A lot of emphasis in UK alcohol strategies is placed on individual responsibility for appropriate drinking behaviour, with some commentators arguing that alcohol consumption is entirely a matter of individual responsibility, not an area to be regulated by government intervention. Harmful alcohol use is rarely, if ever an ‘individual’ problem; it impacts on family, friends, work colleagues, and ultimately society as a whole.
The SHAAP report advocates using price as a lever to reduce alcohol consumption and related harm. Based on estimates by the Academy of Medical Sciences, a 10% rise in alcohol price would save the lives of 479 men and 265 women in Scotland each year.
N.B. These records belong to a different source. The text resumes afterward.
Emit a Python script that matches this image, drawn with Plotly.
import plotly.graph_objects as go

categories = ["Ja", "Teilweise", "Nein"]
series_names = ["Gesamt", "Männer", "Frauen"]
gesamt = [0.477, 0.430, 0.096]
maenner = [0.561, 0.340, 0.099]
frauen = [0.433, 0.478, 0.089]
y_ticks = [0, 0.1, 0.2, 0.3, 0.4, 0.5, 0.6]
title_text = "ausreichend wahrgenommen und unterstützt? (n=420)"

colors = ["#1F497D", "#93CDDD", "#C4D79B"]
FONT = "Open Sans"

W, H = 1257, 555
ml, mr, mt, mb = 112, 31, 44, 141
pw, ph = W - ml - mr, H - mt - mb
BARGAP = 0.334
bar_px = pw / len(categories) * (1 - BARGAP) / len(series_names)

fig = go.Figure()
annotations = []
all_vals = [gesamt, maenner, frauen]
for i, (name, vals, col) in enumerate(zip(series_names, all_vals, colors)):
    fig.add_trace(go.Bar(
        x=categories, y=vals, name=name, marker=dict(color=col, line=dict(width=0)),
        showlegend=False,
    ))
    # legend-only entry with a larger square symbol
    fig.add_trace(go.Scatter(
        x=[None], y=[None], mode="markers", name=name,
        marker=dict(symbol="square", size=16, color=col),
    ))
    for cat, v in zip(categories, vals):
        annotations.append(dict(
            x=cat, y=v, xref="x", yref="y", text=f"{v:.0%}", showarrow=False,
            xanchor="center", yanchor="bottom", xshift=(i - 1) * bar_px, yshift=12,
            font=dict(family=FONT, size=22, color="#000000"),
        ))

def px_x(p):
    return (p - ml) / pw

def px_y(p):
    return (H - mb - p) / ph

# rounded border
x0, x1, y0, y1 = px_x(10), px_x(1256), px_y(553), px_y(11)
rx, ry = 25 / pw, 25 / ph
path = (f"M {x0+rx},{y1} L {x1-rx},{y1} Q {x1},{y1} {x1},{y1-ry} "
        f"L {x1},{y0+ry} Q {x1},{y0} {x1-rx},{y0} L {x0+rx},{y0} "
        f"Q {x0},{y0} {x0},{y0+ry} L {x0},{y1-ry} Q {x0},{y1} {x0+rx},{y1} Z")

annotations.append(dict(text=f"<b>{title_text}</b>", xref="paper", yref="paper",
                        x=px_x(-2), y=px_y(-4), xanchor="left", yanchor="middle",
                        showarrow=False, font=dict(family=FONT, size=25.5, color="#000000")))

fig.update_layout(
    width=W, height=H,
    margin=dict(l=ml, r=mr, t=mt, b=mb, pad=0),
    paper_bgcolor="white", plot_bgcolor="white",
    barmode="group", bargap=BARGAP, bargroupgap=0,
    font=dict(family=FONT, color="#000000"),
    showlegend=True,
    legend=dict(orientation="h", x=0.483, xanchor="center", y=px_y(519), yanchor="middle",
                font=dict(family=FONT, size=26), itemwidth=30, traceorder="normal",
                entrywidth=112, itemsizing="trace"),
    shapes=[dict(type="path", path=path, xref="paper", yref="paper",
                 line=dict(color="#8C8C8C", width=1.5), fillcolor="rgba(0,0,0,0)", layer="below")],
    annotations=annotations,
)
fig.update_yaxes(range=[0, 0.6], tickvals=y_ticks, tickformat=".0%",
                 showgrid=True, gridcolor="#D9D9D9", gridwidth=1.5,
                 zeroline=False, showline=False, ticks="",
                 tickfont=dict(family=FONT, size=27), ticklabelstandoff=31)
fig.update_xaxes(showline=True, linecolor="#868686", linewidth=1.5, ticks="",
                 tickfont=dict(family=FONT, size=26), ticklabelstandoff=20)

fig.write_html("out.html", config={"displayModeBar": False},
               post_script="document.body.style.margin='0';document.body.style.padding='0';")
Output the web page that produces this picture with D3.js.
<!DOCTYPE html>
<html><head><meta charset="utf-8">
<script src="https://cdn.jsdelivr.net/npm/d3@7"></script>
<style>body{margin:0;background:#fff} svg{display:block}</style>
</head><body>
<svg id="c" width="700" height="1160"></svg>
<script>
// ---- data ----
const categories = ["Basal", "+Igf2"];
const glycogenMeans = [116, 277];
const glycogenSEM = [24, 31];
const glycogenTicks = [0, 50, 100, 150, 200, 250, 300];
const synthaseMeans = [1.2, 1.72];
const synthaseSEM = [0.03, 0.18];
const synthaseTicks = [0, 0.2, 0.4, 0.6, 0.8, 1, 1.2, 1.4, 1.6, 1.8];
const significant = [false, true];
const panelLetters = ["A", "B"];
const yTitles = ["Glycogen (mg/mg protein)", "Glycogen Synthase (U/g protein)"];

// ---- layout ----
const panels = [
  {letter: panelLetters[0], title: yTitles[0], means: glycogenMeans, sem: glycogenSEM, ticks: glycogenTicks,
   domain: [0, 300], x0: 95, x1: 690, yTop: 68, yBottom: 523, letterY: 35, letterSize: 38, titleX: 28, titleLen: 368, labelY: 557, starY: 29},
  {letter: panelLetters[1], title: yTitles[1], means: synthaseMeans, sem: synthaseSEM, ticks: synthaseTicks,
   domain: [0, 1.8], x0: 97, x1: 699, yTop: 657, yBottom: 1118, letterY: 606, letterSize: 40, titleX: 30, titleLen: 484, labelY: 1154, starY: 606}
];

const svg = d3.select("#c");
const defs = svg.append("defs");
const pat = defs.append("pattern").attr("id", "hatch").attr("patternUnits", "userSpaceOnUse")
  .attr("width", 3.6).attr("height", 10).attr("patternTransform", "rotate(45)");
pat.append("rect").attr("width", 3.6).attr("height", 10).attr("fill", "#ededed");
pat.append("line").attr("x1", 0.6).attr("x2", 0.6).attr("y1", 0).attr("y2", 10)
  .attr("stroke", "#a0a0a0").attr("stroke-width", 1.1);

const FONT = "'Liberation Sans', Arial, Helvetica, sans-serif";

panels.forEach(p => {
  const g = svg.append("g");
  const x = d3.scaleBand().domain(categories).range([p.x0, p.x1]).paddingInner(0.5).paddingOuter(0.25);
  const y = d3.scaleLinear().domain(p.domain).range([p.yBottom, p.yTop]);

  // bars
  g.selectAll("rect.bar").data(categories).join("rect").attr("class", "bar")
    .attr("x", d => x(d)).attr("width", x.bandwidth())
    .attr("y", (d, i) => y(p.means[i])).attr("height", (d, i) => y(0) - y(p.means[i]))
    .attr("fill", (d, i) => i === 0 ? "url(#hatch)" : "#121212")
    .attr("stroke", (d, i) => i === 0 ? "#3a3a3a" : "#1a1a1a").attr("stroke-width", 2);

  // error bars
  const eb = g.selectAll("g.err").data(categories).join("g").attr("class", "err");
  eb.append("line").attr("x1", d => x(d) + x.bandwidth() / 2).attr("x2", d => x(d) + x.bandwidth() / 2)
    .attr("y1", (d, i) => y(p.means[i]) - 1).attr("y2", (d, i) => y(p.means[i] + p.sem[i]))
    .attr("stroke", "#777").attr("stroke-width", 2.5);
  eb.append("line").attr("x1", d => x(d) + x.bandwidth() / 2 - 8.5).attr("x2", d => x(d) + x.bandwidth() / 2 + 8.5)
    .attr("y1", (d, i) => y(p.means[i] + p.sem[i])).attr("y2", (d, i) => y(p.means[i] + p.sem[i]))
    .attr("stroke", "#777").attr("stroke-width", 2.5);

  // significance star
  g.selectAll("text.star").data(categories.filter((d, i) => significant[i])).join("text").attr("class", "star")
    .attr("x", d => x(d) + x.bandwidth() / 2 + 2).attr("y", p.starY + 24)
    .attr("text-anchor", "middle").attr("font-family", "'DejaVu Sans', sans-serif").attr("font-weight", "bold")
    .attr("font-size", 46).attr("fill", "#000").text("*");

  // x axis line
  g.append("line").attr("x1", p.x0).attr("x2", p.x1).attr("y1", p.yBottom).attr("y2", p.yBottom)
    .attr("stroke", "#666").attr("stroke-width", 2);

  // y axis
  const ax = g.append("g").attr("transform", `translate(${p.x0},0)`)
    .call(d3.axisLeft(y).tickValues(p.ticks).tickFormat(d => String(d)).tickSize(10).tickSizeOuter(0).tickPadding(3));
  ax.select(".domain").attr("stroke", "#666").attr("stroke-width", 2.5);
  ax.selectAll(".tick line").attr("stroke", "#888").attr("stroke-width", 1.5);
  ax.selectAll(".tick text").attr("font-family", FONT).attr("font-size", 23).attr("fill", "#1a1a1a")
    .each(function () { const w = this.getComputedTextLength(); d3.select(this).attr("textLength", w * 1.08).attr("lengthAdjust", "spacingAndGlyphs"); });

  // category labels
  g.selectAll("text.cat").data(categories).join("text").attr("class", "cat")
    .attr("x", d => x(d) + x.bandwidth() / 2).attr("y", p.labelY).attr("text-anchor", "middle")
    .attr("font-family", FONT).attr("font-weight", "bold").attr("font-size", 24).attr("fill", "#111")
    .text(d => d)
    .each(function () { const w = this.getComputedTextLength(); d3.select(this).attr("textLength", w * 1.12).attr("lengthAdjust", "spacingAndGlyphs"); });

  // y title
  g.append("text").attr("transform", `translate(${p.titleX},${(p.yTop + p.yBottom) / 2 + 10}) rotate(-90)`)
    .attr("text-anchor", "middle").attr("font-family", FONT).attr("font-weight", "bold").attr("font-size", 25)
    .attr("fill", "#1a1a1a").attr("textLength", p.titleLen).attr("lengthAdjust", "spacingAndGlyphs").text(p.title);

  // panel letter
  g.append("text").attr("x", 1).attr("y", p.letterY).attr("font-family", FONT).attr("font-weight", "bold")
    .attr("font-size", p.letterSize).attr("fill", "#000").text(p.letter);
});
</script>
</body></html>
The report recommends that the Scottish government:
• Ends irresponsible alcohol promotions in all licensed premises
• Establishes minimum prices for alcoholic drinks
• Makes representation to Westminster (a) to increase alcohol duty and link alcohol taxes to inflation, and (b) to link levels of taxation to alcohol strength
• Reconvenes the National Licensing Forum with appropriate health representation
• Considers whether there is a need to create an independent, regulatory body to protect the health of the nation in relation to alcohol
• Considers jointly initiating a Parliamentary inquiry into the health and social harm caused by alcohol in Scotland.
While this report concentrates on Scotland, many of the issues addressed are relevant to the current situation in Ireland, where the rise in alcohol consumption in the past decade has coincided with an increase in alcohol-related morbidity and mortality. There has been a shift from drinking in licensed premises to drinking at home, and the real price of alcohol has fallen, particularly in the off-trade sector. In its efforts to reduce alcohol-related harm in Ireland, the government should consider introducing policy measures similar to those recommended in this report. (Deirdre Mongan)
1. Gillan E and Macnaughton P (2007) Alcohol: price, policy and public health. Edinburgh: Scottish Health Action on Alcohol Problems (SHAAP).
2. Poikolainen K, Paljärvi T and Makela P (2007) Alcohol and the preventive paradox: serious harms and drinking patterns. Addiction, 102: 571–578.